Passing through the pretty village of Shillelagh, you’ll be reminded of the original ‘Shillelagh Stick’ which has its origins in the forests nearby. The walking stick is famous the world over and was made from the blackthorn tree. The club often used in battle in times past, is now being used in martial arts.

  Huntington Castle Clonegall

Originally built as a garrison (round tower) in the 15th century by an old Irish clan, the Caviness. The house and gardens were then greatly extended by the Esmond family. The castle is still occupied by the family and is open to the public during summer months.
Google Maps: 53.690532, -6.649625

  Geology:  Upheaval the creation of the hills and mountains

The Wicklow Uplands and its periphery hills were formed by the massive power of tectonic plates colliding against each other some 450 million years ago. Originally the mountains would have been much higher, but erosion and the effect of several ice ages have reduced their size. The effects of the enormous power that created these mountains is still be felt occasionally with minor earthquakes along the East Coast.

  Flora: Farming

The first settlers in Ireland (10,000 years ago) were hunter gatherers. It wasn’t until about 6,500 years ago that that agriculture was developed.

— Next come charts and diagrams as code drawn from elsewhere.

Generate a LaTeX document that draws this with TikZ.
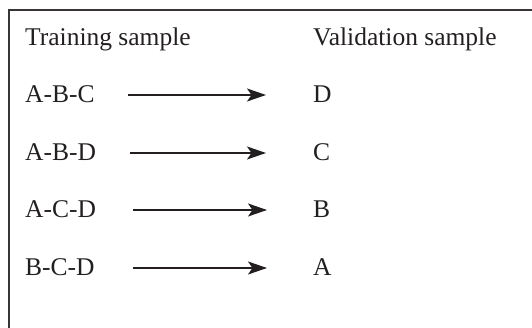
\documentclass[tikz,border=0pt]{standalone}
\usepackage{fontspec}
\setmainfont{Liberation Serif}
\usetikzlibrary{arrows.meta}
\definecolor{ink}{HTML}{231F20}
\begin{document}
\begin{tikzpicture}[x=1pt,y=-1pt,
  lbl/.style={inner sep=0pt,anchor=base west,text=ink,font=\fontsize{25.5}{30}\selectfont},
  arr/.style={draw=ink,line width=1.7pt,-{Stealth[length=19pt,width=13pt,inset=4.5pt]}},
  frame/.style={draw=ink!90,line width=2pt}]
\useasboundingbox (0,0) rectangle (532,328);
\coordinate (fb) at (9,328);
\coordinate (fc) at (9,10);
\coordinate (fr) at (532,10);
\draw[frame] (fb) -- (fc) -- (fr);
\node[lbl] (h1) at (25,45.5) {Training sample};
\node[lbl] (h2) at (313,45.5) {Validation sample};
\node[lbl] (l1) at (25,103) {A-B-C};
\node[lbl] (l2) at (25,160.5) {A-B-D};
\node[lbl] (l3) at (25,218) {A-C-D};
\node[lbl] (l4) at (25,276) {B-C-D};
\node[lbl] (r1) at (313,103) {D};
\node[lbl] (r2) at (313,160.5) {C};
\node[lbl] (r3) at (313,218) {B};
\node[lbl] (r4) at (313,276) {A};
\coordinate (s1) at (128,95); \coordinate (e1) at (266,95);
\coordinate (s2) at (130,153); \coordinate (e2) at (266,153);
\coordinate (s3) at (133,210); \coordinate (e3) at (267,210);
\coordinate (s4) at (133,268); \coordinate (e4) at (267,268);
\draw[arr] (s1) -- (e1);
\draw[arr] (s2) -- (e2);
\draw[arr] (s3) -- (e3);
\draw[arr] (s4) -- (e4);
\end{tikzpicture}
\end{document}
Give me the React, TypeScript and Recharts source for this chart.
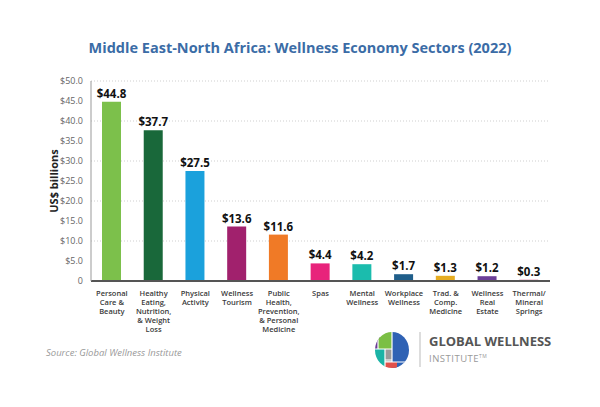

Ireland was once made of 100,000s of small farm holdings, each taking a meagre living from the land. There is evidence that Ireland was exporting produce to the UK in the 12th century. At the time of the famine in Ireland (1840s) two thirds of the population of Ireland depended on farming. The legacy of this time is the tapestry of small fields that still dominate the landscape. Since the famine, the size of holdings has gradually increased. Today’s farms are generally large (>30 hectares) and Wicklow’s farmers see a mix of tillage and pasture.